# SOURCE MATERIAL
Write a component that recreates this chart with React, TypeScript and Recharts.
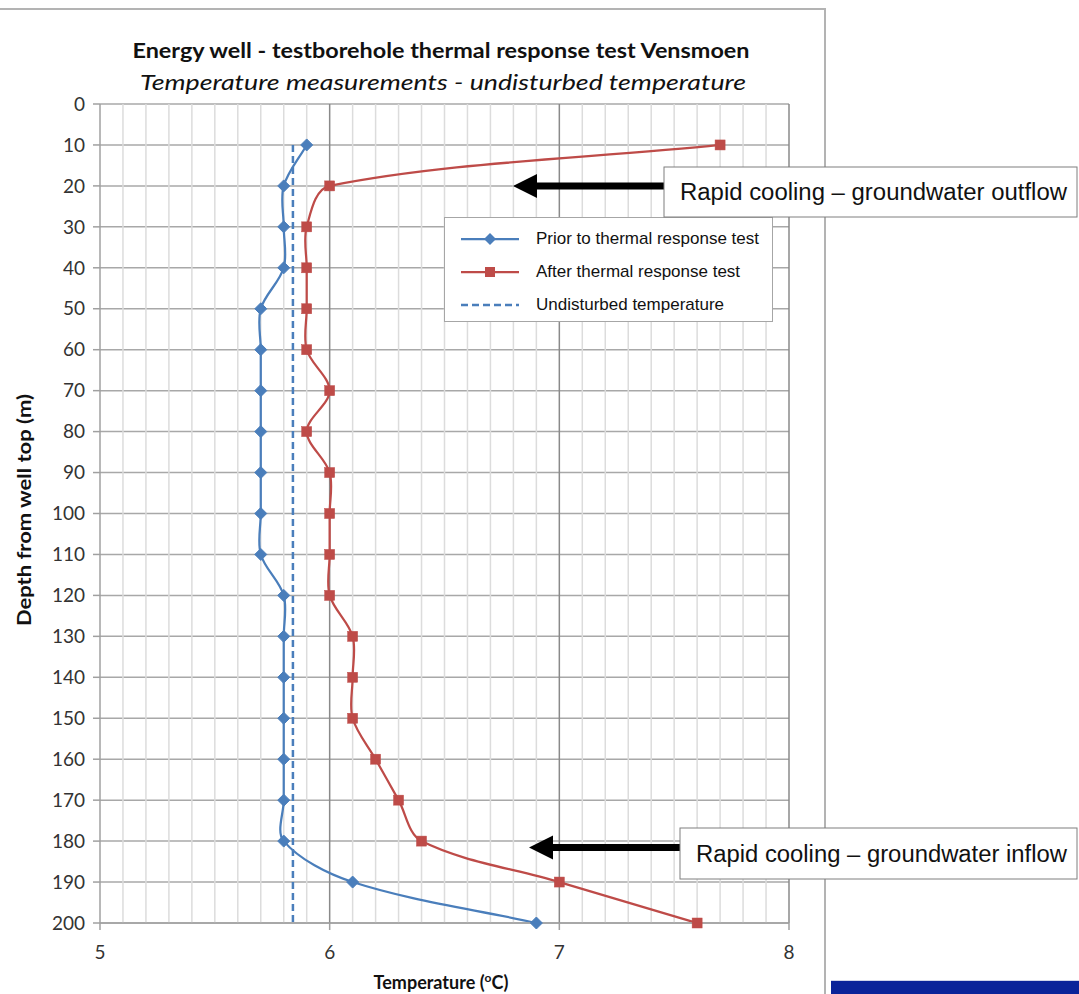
import React from 'react';
import { LineChart, Line, XAxis, YAxis, CartesianGrid, ReferenceLine } from 'recharts';

const DEPTHS = [10, 20, 30, 40, 50, 60, 70, 80, 90, 100, 110, 120, 130, 140, 150, 160, 170, 180, 190, 200];
const PRIOR = [5.9, 5.8, 5.8, 5.8, 5.7, 5.7, 5.7, 5.7, 5.7, 5.7, 5.7, 5.8, 5.8, 5.8, 5.8, 5.8, 5.8, 5.8, 6.1, 6.9];
const AFTER = [7.7, 6.0, 5.9, 5.9, 5.9, 5.9, 6.0, 5.9, 6.0, 6.0, 6.0, 6.0, 6.1, 6.1, 6.1, 6.2, 6.3, 6.4, 7.0, 7.6];
const UNDISTURBED = 5.84;

const DEPTH_TICKS = [0, 10, 20, 30, 40, 50, 60, 70, 80, 90, 100, 110, 120, 130, 140, 150, 160, 170, 180, 190, 200];
const TEMP_TICKS = [5, 6, 7, 8];
// minor gridlines every 0.1 degC
const MINOR_TEMPS = Array.from({ length: 31 }, (_, i) => Math.round((5 + i * 0.1) * 10) / 10).filter(
  (t) => !TEMP_TICKS.includes(t)
);

const BLUE = '#4a7ebb';
const RED = '#be4b48';
const CALIBRI = 'Lato, "Open Sans", sans-serif';
const ARIAL = '"Liberation Sans", Arial, sans-serif';

const rows = DEPTHS.map((depth, i) => ({
  depth,
  prior: PRIOR[i],
  after: AFTER[i],
  undisturbed: UNDISTURBED,
}));

// Excel style smoothed line: bezier with tangents weighted by segment length
const excelSpline = (context: any) => {
  let pts: number[][] = [];
  const dist = (a: number[], b: number[]) => Math.hypot(a[0] - b[0], a[1] - b[1]);
  return {
    areaStart() {},
    areaEnd() {},
    lineStart() {
      pts = [];
    },
    point(x: number, y: number) {
      pts.push([+x, +y]);
    },
    lineEnd() {
      const n = pts.length;
      if (!n) return;
      context.moveTo(pts[0][0], pts[0][1]);
      for (let i = 0; i < n - 1; i++) {
        const p0 = pts[i - 1] || pts[i];
        const p1 = pts[i];
        const p2 = pts[i + 1];
        const p3 = pts[i + 2] || p2;
        const d01 = dist(p0, p1);
        const d12 = dist(p1, p2);
        const d23 = dist(p2, p3);
        const f1 = d01 + d12 > 0 ? d12 / (3 * (d01 + d12)) : 0;
        const f2 = d12 + d23 > 0 ? d12 / (3 * (d12 + d23)) : 0;
        context.bezierCurveTo(
          p1[0] + (p2[0] - p0[0]) * f1,
          p1[1] + (p2[1] - p0[1]) * f1,
          p2[0] - (p3[0] - p1[0]) * f2,
          p2[1] - (p3[1] - p1[1]) * f2,
          p2[0],
          p2[1]
        );
      }
    },
  };
};

const Diamond = (props: any) => {
  const { cx, cy } = props;
  if (cx == null || cy == null) return null;
  const r = 6;
  return (
    <polygon
      key={props.key}
      points={`${cx},${cy - r} ${cx + r},${cy} ${cx},${cy + r} ${cx - r},${cy}`}
      fill={BLUE}
      stroke={BLUE}
      strokeWidth={1}
    />
  );
};

const Square = (props: any) => {
  const { cx, cy } = props;
  if (cx == null || cy == null) return null;
  const r = 5;
  return <rect key={props.key} x={cx - r} y={cy - r} width={r * 2} height={r * 2} fill={RED} stroke={RED} strokeWidth={0.5} />;
};

const legendItems = [
  { label: 'Prior to thermal response test', color: BLUE, marker: 'diamond' },
  { label: 'After thermal response test', color: RED, marker: 'square' },
  { label: 'Undisturbed temperature', color: BLUE, marker: 'dash' },
];

const LegendBox = () => (
  <div
    style={{
      position: 'absolute',
      left: 444,
      top: 217,
      width: 329,
      height: 105,
      background: '#fff',
      border: '1px solid #a6a6a6',
      boxSizing: 'border-box',
      fontFamily: ARIAL,
      fontSize: 17,
      color: '#111',
    }}
  >
    {legendItems.map((it, i) => (
      <div key={i} style={{ position: 'absolute', left: 16, top: 9 + i * 33, display: 'flex', alignItems: 'center', height: 24 }}>
        <svg width={60} height={14}>
          {it.marker === 'dash' ? (
            <line x1={0} y1={7} x2={58} y2={7} stroke={it.color} strokeWidth={2.5} strokeDasharray="7 4" />
          ) : (
            <line x1={0} y1={7} x2={58} y2={7} stroke={it.color} strokeWidth={2.25} />
          )}
          {it.marker === 'diamond' && <polygon points="29,1 35,7 29,13 23,7" fill={it.color} />}
          {it.marker === 'square' && <rect x={24} y={2} width={10} height={10} fill={it.color} />}
        </svg>
        <span style={{ marginLeft: 15, whiteSpace: 'nowrap' }}>{it.label}</span>
      </div>
    ))}
  </div>
);

const Callout = ({ x, y, w, h, tipX, text, textW }: { x: number; y: number; w: number; h: number; tipX: number; text: string; textW: number }) => {
  const cy = y + h / 2 - 6;
  return (
    <g>
      <polygon
        points={`${tipX},${cy} ${tipX + 24},${cy - 12} ${tipX + 24},${cy - 3.5} ${x},${cy - 3.5} ${x},${cy + 3.5} ${tipX + 24},${cy + 3.5} ${tipX + 24},${cy + 12}`}
        fill="#000"
      />
      <rect x={x} y={y} width={w} height={h} fill="#fff" stroke="#7f7f7f" strokeWidth={1} />
      <text x={x + 16} y={y + h / 2 + 8} fontFamily={ARIAL} fontSize={23} fill="#111" textLength={textW} lengthAdjust="spacingAndGlyphs">
        {text}
      </text>
    </g>
  );
};

export default function App() {
  return (
    <div style={{ position: 'absolute', left: 0, top: 0, width: 1079, height: 994, background: '#fff', overflow: 'hidden' }}>
      <div
        style={{
          position: 'absolute',
          left: -2,
          top: 8,
          width: 828,
          height: 1000,
          borderTop: '2px solid #b3b3b3',
          borderRight: '2px solid #b3b3b3',
          boxSizing: 'border-box',
        }}
      />
      <div style={{ position: 'absolute', left: 831, top: 980, width: 248, height: 14, background: '#0a2399', borderTop: '1px solid #cfd3e8' }} />
      <div style={{ position: 'absolute', left: 0, top: 0 }}>
        <LineChart width={1079} height={994} data={rows} layout="vertical" margin={{ top: 104, right: 290, bottom: 31, left: 0 }}>
          {MINOR_TEMPS.map((t) => (
            <ReferenceLine key={`m${t}`} x={t} stroke="#dcdcdc" strokeWidth={1.5} />
          ))}
          <CartesianGrid vertical={false} stroke="#a8a8a8" strokeWidth={1.5} />
          {TEMP_TICKS.slice(1).map((t) => (
            <ReferenceLine key={`M${t}`} x={t} stroke="#8a8a8a" strokeWidth={1.5} />
          ))}
          <XAxis
            type="number"
            domain={[5, 8]}
            ticks={TEMP_TICKS}
            allowDataOverflow
            height={40}
            stroke="#a0a0a0"
            strokeWidth={1.5}
            tickSize={7}
            tickMargin={16}
            tick={{ fontSize: 19, fill: '#333', fontFamily: CALIBRI }}
          />
          <YAxis
            type="number"
            dataKey="depth"
            domain={[0, 200]}
            ticks={DEPTH_TICKS}
            width={100}
            stroke="#a0a0a0"
            strokeWidth={1.5}
            tickSize={7}
            tickMargin={8}
            interval={0}
            tick={{ fontSize: 19, fill: '#333', fontFamily: CALIBRI }}
          />
          <Line
            dataKey="undisturbed"
            name="Undisturbed temperature"
            type="linear"
            stroke={BLUE}
            strokeWidth={2.5}
            strokeDasharray="7 4"
            dot={false}
            activeDot={false}
            isAnimationActive={false}
          />
          <Line
            dataKey="prior"
            name="Prior to thermal response test"
            type={excelSpline as any}
            stroke={BLUE}
            strokeWidth={2.25}
            dot={Diamond}
            activeDot={false}
            isAnimationActive={false}
          />
          <Line
            dataKey="after"
            name="After thermal response test"
            type={excelSpline as any}
            stroke={RED}
            strokeWidth={2.25}
            dot={Square}
            activeDot={false}
            isAnimationActive={false}
          />
        </LineChart>
      </div>
      <LegendBox />
      <svg width={1079} height={994} style={{ position: 'absolute', left: 0, top: 0, pointerEvents: 'none' }}>
        <text x={441} y={58} textAnchor="middle" fontFamily={CALIBRI} fontWeight="bold" fontSize={20} fill="#111" textLength={617} lengthAdjust="spacingAndGlyphs">
          Energy well - testborehole thermal response test Vensmoen
        </text>
        <text x={443} y={90} textAnchor="middle" fontFamily={CALIBRI} fontStyle="italic" fontSize={22} fill="#111" textLength={606} lengthAdjust="spacingAndGlyphs">
          Temperature measurements - undisturbed temperature
        </text>
        <text
          x={0}
          y={0}
          transform="translate(31 510) rotate(-90)"
          textAnchor="middle"
          fontFamily={CALIBRI}
          fontWeight="bold"
          fontSize={19}
          fill="#111"
          textLength={232}
          lengthAdjust="spacingAndGlyphs"
        >
          Depth from well top (m)
        </text>
        <text x={441} y={989} textAnchor="middle" fontFamily={CALIBRI} fontWeight="bold" fontSize={18} fill="#111">
          Temperature (<tspan fontSize={12} dy={-7}>o</tspan>
          <tspan dy={7}>C)</tspan>
        </text>
        <Callout x={664} y={167} w={413} h={50} tipX={513} text="Rapid cooling – groundwater outflow" textW={387} />
        <Callout x={680} y={828} w={397} h={51} tipX={529} text="Rapid cooling – groundwater inflow" textW={371} />
      </svg>
    </div>
  );
}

# WHAT THE EXERCISE ASKS
Write out again exactly the lines from the start of the data above through the line containing "const UNDISTURBED = 5.84;", inclusive, excluding any pictures.

# RESULT BELOW
Write a component that recreates this chart with React, TypeScript and Recharts.
import React from 'react';
import { LineChart, Line, XAxis, YAxis, CartesianGrid, ReferenceLine } from 'recharts';

const DEPTHS = [10, 20, 30, 40, 50, 60, 70, 80, 90, 100, 110, 120, 130, 140, 150, 160, 170, 180, 190, 200];
const PRIOR = [5.9, 5.8, 5.8, 5.8, 5.7, 5.7, 5.7, 5.7, 5.7, 5.7, 5.7, 5.8, 5.8, 5.8, 5.8, 5.8, 5.8, 5.8, 6.1, 6.9];
const AFTER = [7.7, 6.0, 5.9, 5.9, 5.9, 5.9, 6.0, 5.9, 6.0, 6.0, 6.0, 6.0, 6.1, 6.1, 6.1, 6.2, 6.3, 6.4, 7.0, 7.6];
const UNDISTURBED = 5.84;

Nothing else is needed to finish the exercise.